## EXERCISE REQUIREMENTS
Extract word for word the lines of the listing from its start to the line holding "from matplotlib.colors import", both ends kept; pictures are not part of the copy.

>> start DATA PROVIDED

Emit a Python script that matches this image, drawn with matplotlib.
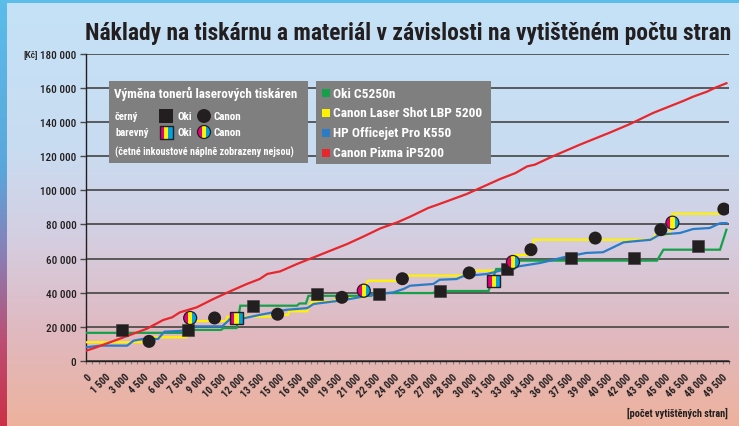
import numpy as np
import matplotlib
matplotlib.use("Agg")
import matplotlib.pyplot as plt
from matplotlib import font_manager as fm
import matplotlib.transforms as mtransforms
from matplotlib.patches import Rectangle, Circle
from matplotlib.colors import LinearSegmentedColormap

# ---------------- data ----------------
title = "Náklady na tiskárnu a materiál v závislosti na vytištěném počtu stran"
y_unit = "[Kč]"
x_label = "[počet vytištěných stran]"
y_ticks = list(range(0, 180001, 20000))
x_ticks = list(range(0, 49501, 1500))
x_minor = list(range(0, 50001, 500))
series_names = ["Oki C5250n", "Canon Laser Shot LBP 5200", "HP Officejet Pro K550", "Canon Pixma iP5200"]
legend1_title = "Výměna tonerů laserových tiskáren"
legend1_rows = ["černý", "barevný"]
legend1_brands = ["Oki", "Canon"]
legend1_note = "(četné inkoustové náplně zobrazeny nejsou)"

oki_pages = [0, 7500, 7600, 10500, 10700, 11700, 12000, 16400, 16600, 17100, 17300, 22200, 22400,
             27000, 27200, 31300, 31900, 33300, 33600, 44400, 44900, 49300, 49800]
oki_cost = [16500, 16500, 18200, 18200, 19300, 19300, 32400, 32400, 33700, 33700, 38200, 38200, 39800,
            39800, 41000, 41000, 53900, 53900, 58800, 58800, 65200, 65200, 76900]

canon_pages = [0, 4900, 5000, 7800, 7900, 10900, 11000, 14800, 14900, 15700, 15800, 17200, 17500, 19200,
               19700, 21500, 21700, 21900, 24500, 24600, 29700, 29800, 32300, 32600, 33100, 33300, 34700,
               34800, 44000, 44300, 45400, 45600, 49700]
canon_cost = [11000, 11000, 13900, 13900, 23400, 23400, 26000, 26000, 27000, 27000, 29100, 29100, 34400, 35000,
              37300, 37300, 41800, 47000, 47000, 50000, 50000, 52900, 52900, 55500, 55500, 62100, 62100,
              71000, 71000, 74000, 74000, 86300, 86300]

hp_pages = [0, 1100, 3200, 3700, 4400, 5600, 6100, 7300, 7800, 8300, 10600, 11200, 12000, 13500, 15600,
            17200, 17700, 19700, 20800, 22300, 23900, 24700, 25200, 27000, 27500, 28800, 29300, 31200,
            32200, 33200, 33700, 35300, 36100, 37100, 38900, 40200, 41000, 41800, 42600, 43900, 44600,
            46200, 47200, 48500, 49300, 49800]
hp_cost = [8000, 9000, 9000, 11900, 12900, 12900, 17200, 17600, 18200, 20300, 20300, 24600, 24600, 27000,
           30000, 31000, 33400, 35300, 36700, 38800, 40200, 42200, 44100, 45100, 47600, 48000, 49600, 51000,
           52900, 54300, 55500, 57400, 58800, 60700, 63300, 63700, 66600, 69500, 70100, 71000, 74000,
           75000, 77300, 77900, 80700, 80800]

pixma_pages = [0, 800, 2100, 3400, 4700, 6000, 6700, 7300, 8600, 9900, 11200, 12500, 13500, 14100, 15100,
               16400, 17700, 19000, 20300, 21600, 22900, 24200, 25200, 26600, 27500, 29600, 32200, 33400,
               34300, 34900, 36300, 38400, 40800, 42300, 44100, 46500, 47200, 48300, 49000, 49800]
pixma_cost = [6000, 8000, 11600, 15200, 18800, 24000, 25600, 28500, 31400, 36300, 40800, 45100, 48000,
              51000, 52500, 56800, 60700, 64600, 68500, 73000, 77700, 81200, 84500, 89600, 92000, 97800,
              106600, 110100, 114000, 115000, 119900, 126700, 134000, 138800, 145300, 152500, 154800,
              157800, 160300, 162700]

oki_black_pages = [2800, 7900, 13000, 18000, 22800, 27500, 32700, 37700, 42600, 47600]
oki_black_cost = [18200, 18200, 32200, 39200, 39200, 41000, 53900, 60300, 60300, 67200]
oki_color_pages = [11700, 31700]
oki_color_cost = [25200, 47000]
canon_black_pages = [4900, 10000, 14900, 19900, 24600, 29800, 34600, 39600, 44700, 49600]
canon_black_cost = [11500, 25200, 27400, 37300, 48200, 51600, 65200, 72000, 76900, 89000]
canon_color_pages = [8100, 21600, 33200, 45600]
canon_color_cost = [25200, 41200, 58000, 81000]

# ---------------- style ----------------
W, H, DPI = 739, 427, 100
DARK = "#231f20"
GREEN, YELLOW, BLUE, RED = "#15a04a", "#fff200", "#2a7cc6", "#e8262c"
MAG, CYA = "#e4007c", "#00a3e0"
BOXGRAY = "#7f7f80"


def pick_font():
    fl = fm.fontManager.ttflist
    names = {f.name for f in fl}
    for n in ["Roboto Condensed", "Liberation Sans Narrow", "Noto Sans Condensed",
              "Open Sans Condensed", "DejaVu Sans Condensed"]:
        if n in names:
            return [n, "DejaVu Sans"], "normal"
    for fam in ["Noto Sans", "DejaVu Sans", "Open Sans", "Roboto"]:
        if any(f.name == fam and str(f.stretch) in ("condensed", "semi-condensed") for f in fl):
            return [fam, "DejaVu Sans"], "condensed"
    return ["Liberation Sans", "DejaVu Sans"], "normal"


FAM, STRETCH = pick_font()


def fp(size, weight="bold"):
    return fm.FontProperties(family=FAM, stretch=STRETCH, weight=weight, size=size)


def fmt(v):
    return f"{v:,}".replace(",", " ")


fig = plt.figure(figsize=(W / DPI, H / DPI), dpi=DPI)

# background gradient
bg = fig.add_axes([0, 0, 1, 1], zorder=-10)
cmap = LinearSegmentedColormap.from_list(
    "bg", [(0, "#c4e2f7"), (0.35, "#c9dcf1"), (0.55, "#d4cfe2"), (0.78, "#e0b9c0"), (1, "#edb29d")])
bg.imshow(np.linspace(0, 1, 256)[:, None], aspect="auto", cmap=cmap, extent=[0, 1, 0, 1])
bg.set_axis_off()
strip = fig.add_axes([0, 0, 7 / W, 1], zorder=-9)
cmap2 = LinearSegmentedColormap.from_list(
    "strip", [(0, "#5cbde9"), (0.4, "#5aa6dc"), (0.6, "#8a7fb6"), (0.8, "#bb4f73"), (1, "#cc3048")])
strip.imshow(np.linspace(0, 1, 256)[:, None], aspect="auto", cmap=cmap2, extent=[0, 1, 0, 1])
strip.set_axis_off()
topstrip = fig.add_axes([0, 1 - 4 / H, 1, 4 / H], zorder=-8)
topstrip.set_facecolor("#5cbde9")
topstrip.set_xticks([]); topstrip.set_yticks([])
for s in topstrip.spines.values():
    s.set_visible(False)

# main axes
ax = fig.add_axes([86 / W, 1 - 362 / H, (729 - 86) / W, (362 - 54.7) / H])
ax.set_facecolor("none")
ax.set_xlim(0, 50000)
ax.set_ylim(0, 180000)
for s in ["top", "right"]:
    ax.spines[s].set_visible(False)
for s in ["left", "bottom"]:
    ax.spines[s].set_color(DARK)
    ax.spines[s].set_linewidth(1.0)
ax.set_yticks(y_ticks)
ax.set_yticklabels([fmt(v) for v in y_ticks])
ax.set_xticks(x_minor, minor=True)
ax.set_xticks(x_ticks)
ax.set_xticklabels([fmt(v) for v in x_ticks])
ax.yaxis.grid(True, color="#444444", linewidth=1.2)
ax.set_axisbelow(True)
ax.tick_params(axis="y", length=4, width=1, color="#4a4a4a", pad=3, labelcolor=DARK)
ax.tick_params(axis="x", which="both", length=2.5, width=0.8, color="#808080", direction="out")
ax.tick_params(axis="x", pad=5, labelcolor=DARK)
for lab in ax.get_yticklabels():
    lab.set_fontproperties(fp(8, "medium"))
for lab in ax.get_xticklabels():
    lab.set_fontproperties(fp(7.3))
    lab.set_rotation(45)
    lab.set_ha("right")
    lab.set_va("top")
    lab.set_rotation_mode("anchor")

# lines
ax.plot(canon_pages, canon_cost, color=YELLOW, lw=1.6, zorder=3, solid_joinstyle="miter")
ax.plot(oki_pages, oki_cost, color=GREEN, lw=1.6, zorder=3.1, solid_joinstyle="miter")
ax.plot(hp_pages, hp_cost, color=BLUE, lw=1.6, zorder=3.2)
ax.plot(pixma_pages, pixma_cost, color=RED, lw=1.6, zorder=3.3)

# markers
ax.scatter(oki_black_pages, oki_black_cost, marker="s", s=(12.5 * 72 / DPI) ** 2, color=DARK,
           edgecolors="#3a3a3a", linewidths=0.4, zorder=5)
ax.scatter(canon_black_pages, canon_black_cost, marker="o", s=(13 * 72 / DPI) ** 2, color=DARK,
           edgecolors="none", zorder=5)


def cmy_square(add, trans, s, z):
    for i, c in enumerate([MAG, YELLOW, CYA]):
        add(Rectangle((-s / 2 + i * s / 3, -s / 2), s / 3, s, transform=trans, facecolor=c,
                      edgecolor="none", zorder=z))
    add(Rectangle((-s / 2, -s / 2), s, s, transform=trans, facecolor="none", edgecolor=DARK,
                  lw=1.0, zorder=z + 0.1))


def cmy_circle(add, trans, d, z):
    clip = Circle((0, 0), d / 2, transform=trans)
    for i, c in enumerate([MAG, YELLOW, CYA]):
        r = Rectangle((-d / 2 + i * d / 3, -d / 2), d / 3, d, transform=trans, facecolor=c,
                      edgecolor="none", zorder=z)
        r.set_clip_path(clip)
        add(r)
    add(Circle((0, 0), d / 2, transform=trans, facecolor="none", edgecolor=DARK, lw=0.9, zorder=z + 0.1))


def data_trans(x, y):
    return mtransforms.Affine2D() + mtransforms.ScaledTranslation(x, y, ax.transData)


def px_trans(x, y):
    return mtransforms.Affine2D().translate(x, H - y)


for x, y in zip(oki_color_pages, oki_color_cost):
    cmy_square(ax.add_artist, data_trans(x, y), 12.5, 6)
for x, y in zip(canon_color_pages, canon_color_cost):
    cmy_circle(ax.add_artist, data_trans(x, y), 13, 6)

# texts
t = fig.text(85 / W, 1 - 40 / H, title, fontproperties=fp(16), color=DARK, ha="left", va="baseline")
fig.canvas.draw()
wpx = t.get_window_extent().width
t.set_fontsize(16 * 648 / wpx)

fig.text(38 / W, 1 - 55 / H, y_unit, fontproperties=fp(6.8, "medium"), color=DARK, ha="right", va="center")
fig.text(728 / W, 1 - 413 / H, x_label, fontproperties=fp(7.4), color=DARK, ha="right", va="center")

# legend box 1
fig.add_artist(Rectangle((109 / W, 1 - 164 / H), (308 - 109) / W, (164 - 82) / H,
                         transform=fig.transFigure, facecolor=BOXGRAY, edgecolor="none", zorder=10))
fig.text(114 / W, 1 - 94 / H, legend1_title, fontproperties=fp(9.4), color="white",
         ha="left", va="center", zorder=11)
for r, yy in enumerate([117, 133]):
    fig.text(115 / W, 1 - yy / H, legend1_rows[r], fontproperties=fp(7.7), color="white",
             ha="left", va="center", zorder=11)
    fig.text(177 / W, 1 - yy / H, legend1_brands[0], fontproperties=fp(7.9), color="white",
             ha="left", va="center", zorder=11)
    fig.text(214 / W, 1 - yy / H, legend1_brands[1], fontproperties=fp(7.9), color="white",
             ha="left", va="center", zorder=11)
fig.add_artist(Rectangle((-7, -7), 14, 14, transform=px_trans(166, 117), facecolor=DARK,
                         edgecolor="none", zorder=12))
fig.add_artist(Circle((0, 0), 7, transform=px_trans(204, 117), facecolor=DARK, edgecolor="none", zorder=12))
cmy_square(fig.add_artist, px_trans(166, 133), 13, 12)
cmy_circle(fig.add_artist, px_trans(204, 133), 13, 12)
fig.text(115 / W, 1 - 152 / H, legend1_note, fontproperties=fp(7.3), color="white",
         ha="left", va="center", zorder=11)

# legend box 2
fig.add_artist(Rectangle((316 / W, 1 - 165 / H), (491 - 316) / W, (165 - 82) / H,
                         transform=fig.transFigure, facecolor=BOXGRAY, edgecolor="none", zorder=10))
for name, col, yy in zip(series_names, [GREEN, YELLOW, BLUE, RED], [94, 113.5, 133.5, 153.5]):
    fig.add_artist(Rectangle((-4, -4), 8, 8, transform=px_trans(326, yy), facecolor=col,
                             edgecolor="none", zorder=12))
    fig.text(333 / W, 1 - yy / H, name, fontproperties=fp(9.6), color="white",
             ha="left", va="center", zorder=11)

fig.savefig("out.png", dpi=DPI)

>> end DATA PROVIDED

## RESULT OF THIS EXERCISE
Emit a Python script that matches this image, drawn with matplotlib.
import numpy as np
import matplotlib
matplotlib.use("Agg")
import matplotlib.pyplot as plt
from matplotlib import font_manager as fm
import matplotlib.transforms as mtransforms
from matplotlib.patches import Rectangle, Circle
from matplotlib.colors import LinearSegmentedColormap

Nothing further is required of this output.